Exercise description:
Examine the material below. Gather every line in which the string "React" appears.

Available data:

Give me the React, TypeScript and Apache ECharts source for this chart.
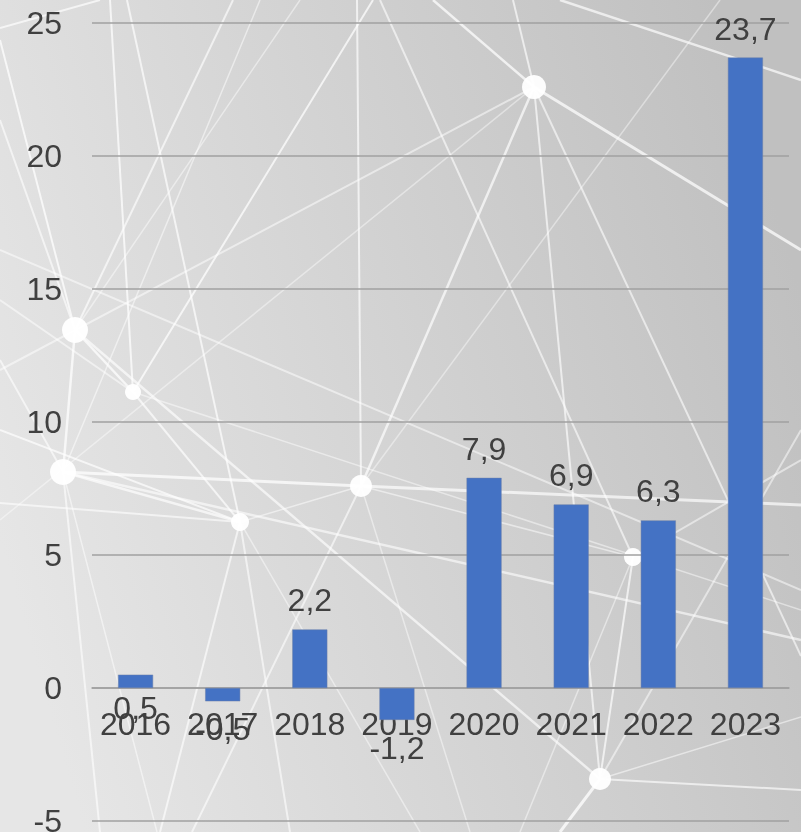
import React, { useEffect, useRef } from "react";
import * as echarts from "echarts";

const years = ["2016", "2017", "2018", "2019", "2020", "2021", "2022", "2023"];
const values = [0.5, -0.5, 2.2, -1.2, 7.9, 6.9, 6.3, 23.7];
const yTicks = { min: -5, max: 25, interval: 5 };

// Decorative background network (positions in px)
const nodes: [number, number, number][] = [
  [534, 87, 12], [133, 392, 8], [75, 330, 13], [63, 472, 13],
  [240, 522, 9], [361, 486, 11], [633, 557, 9], [600, 779, 11],
];
const A = [534, 87], B = [133, 392], D = [75, 330], E = [63, 472], C = [240, 522], F = [361, 486], G = [633, 557], H = [600, 779];
const lines: [number[], number[], number, number][] = [
  [[0, 28], [100, 0], 2, 0.8],
  [[110, 0], B, 2, 0.85],
  [[127, 0], C, 2, 0.8],
  [[0, 40], D, 2, 0.85],
  [D, [233, 0], 2, 0.75],
  [B, [373, 0], 2, 0.85],
  [E, [260, 0], 1.5, 0.6],
  [[357, 0], F, 2, 0.8],
  [A, [0, 370], 2, 0.6],
  [A, [0, 520], 1.5, 0.5],
  [A, [433, 0], 2.5, 0.85],
  [A, [513, 0], 2, 0.75],
  [A, [801, 250], 3, 0.85],
  [A, F, 2.5, 0.8],
  [A, [801, 656], 2, 0.7],
  [A, H, 2, 0.75],
  [[380, 0], G, 2, 0.7],
  [E, F, 3, 0.85],
  [[0, 430], C, 2, 0.8],
  [[0, 503], C, 2, 0.7],
  [C, [160, 832], 2, 0.75],
  [C, [290, 832], 2, 0.7],
  [E, [100, 832], 2, 0.7],
  [E, [157, 832], 1.5, 0.6],
  [F, [192, 832], 2, 0.7],
  [F, [801, 505], 3, 0.8],
  [H, [560, 832], 3, 0.9],
  [H, [801, 790], 2, 0.75],
  [H, G, 2, 0.8],
  [H, [801, 717], 1.5, 0.6],
  [H, D, 2.5, 0.75],
  [D, E, 2.5, 0.85],
  [D, B, 2.5, 0.85],
  [B, C, 2, 0.8],
  [E, C, 2.5, 0.8],
  [C, F, 1.5, 0.6],
  [F, G, 1.5, 0.6],
  [G, [801, 460], 2, 0.6],
  [E, [801, 640], 2.5, 0.7],
  [B, [801, 610], 1.5, 0.55],
  [[0, 250], [801, 590], 2, 0.6],
  [[560, 0], [801, 80], 2.5, 0.8],
  [F, [470, 832], 1.5, 0.55],
  [C, [420, 832], 1.5, 0.55],
  [G, [520, 832], 1.5, 0.55],
  [H, [801, 430], 2, 0.6],
  [[0, 120], D, 2, 0.7],
  [[0, 300], B, 2, 0.6],
  [[0, 360], E, 2, 0.7],
  [D, [300, 0], 1.5, 0.55],
  [F, [720, 0], 1.5, 0.5],
];

export default function App() {
  const ref = useRef<HTMLDivElement>(null);
  useEffect(() => {
    if (!ref.current) return;
    const chart = echarts.init(ref.current, null, { renderer: "svg" });
    const textColor = "#404040";
    const font = "Liberation Sans, Arial, sans-serif";

    const graphics: any[] = [
      {
        type: "rect",
        z: -100,
        shape: { x: 0, y: 0, width: 801, height: 832 },
        style: {
          fill: new echarts.graphic.LinearGradient(0, 0.65, 1, 0.35, [
            { offset: 0, color: "#e6e6e6" },
            { offset: 0.5, color: "#d3d3d3" },
            { offset: 1, color: "#c0c0c0" },
          ]),
        },
        silent: true,
      },
    ];
    lines.forEach(([p, q, w, o]) => {
      graphics.push({
        type: "line",
        z: -90,
        silent: true,
        shape: { x1: p[0], y1: p[1], x2: q[0], y2: q[1] },
        style: { stroke: "#ffffff", lineWidth: w, opacity: o * 0.85 },
      });
    });
    nodes.forEach(([x, y, r]) => {
      graphics.push({
        type: "circle",
        z: -80,
        silent: true,
        shape: { cx: x, cy: y, r },
        style: { fill: "#ffffff", opacity: 0.95 },
      });
    });

    const fmt = (v: number) => String(v).replace(".", ",");
    const gridTop = 23;
    const gridBottom = 11;
    const plotH = 832 - gridTop - gridBottom;
    const zeroOffset = -plotH * (0 - yTicks.min) / (yTicks.max - yTicks.min);

    chart.setOption({
      animation: false,
      graphic: graphics,
      grid: {
        left: 92,
        right: 12,
        top: gridTop,
        bottom: gridBottom,
        containLabel: false,
        outerBoundsMode: "none",
      },
      xAxis: {
        type: "category",
        data: years,
        offset: zeroOffset,
        axisLine: { show: true, onZero: false, lineStyle: { color: "#a0a0a0", width: 1.5 } },
        axisTick: { show: false },
        axisLabel: {
          color: textColor,
          fontSize: 32,
          fontFamily: font,
          margin: 20,
          interval: 0,
          hideOverlap: false,
        },
        z: 1,
      },
      yAxis: {
        type: "value",
        min: yTicks.min,
        max: yTicks.max,
        interval: yTicks.interval,
        axisLine: { show: false },
        axisTick: { show: false },
        axisLabel: { color: textColor, fontSize: 32, fontFamily: font, margin: 30 },
        splitLine: { lineStyle: { color: "#a0a0a0", width: 1.5 } },
      },
      series: [
        {
          type: "bar",
          barWidth: 35,
          z: 3,
          itemStyle: { color: "#4472C4", borderColor: "#6a7fa8", borderWidth: 0.5 },
          label: {
            show: true,
            color: textColor,
            fontSize: 32,
            fontFamily: font,
            formatter: (p: any) => fmt(p.value),
          },
          labelLayout: { hideOverlap: false },
          data: values.map((v, i) => {
            if (i === 0) {
              return { value: v, label: { position: "bottom", distance: 4 } };
            }
            if (v < 0) {
              return { value: v, label: { position: "bottom", distance: 12 } };
            }
            return { value: v, label: { position: "top", distance: 13 } };
          }),
        },
      ],
    });
    return () => chart.dispose();
  }, []);
  return (
    <div
      ref={ref}
      style={{ position: "fixed", left: 0, top: 0, width: 801, height: 832 }}
    />
  );
}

Output below:
Give me the React, TypeScript and Apache ECharts source for this chart.
import React, { useEffect, useRef } from "react";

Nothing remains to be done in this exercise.